* begin *

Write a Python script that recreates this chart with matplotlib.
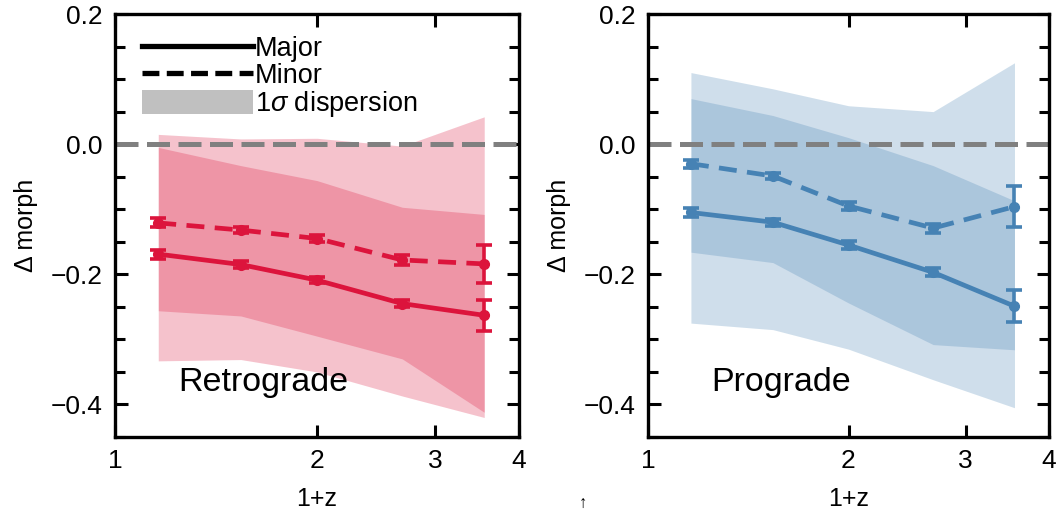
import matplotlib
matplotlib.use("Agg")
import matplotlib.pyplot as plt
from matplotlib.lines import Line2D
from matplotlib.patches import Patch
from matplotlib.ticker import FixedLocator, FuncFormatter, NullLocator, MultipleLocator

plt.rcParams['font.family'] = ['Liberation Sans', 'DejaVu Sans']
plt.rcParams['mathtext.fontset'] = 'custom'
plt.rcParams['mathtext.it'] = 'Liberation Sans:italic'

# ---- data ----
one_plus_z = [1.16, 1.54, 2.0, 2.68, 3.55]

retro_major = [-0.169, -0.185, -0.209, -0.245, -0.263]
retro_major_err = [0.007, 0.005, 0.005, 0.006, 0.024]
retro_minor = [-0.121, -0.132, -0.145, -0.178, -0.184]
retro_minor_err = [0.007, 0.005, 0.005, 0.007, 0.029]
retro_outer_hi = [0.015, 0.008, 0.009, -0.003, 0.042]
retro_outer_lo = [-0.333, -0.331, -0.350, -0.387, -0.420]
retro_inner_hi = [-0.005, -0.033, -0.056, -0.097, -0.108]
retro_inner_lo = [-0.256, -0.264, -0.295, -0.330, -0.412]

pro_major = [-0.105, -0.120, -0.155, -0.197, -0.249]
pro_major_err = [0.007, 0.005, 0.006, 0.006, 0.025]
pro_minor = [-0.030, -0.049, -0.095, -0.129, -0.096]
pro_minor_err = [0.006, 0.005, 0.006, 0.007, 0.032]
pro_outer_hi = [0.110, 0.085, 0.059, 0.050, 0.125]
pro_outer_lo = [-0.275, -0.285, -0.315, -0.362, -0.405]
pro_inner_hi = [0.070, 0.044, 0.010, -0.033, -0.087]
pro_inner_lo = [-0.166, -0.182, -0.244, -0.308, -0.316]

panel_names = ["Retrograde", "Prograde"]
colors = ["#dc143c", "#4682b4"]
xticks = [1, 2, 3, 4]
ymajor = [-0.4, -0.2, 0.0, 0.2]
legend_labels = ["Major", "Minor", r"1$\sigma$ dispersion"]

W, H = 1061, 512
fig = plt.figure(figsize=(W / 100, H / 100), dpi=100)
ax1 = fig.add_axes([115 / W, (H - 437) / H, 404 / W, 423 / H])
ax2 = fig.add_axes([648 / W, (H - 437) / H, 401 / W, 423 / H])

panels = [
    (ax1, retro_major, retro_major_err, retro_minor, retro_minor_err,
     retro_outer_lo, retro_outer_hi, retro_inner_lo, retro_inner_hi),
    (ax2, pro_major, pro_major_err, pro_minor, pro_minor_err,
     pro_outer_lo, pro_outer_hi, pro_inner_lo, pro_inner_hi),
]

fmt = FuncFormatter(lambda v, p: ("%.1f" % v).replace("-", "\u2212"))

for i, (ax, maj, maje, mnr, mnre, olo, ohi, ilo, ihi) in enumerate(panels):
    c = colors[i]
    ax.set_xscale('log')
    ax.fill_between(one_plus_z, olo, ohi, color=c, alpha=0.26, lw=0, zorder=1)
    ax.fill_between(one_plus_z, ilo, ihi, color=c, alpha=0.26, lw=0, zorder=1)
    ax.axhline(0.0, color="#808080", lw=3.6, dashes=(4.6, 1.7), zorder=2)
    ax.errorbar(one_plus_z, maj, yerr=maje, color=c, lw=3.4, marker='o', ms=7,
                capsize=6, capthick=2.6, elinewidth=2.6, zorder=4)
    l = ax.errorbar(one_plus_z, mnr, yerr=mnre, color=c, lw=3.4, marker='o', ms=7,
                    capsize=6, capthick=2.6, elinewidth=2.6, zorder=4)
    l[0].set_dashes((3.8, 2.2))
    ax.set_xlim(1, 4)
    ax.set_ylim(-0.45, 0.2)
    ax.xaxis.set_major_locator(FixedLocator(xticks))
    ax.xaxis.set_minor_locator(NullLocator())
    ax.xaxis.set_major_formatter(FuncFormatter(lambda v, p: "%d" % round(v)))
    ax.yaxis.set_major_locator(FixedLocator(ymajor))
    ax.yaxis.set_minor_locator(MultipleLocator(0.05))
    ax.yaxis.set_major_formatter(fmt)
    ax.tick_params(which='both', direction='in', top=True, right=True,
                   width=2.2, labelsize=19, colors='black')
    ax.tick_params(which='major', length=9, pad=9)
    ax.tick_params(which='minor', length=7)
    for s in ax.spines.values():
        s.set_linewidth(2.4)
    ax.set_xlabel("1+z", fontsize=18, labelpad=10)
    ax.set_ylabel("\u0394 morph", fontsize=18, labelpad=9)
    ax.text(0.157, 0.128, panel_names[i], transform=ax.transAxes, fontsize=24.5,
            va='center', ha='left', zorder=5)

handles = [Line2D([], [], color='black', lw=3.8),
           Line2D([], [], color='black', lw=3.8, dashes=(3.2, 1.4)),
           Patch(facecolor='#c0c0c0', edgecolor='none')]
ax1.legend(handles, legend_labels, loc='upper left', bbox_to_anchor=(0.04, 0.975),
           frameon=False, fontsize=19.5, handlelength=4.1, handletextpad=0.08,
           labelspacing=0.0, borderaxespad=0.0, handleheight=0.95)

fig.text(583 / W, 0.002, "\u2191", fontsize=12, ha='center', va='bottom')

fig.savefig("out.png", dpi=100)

* end *

## Set exercise
Begin at the top of the material above and output each line exactly, stopping after the line that holds "pro_inner_lo = [-0.166, -0.182, -0.244, -0.308, -0.316]". Leave out pictures.

## Response to the task
Write a Python script that recreates this chart with matplotlib.
import matplotlib
matplotlib.use("Agg")
import matplotlib.pyplot as plt
from matplotlib.lines import Line2D
from matplotlib.patches import Patch
from matplotlib.ticker import FixedLocator, FuncFormatter, NullLocator, MultipleLocator

plt.rcParams['font.family'] = ['Liberation Sans', 'DejaVu Sans']
plt.rcParams['mathtext.fontset'] = 'custom'
plt.rcParams['mathtext.it'] = 'Liberation Sans:italic'

# ---- data ----
one_plus_z = [1.16, 1.54, 2.0, 2.68, 3.55]

retro_major = [-0.169, -0.185, -0.209, -0.245, -0.263]
retro_major_err = [0.007, 0.005, 0.005, 0.006, 0.024]
retro_minor = [-0.121, -0.132, -0.145, -0.178, -0.184]
retro_minor_err = [0.007, 0.005, 0.005, 0.007, 0.029]
retro_outer_hi = [0.015, 0.008, 0.009, -0.003, 0.042]
retro_outer_lo = [-0.333, -0.331, -0.350, -0.387, -0.420]
retro_inner_hi = [-0.005, -0.033, -0.056, -0.097, -0.108]
retro_inner_lo = [-0.256, -0.264, -0.295, -0.330, -0.412]

pro_major = [-0.105, -0.120, -0.155, -0.197, -0.249]
pro_major_err = [0.007, 0.005, 0.006, 0.006, 0.025]
pro_minor = [-0.030, -0.049, -0.095, -0.129, -0.096]
pro_minor_err = [0.006, 0.005, 0.006, 0.007, 0.032]
pro_outer_hi = [0.110, 0.085, 0.059, 0.050, 0.125]
pro_outer_lo = [-0.275, -0.285, -0.315, -0.362, -0.405]
pro_inner_hi = [0.070, 0.044, 0.010, -0.033, -0.087]
pro_inner_lo = [-0.166, -0.182, -0.244, -0.308, -0.316]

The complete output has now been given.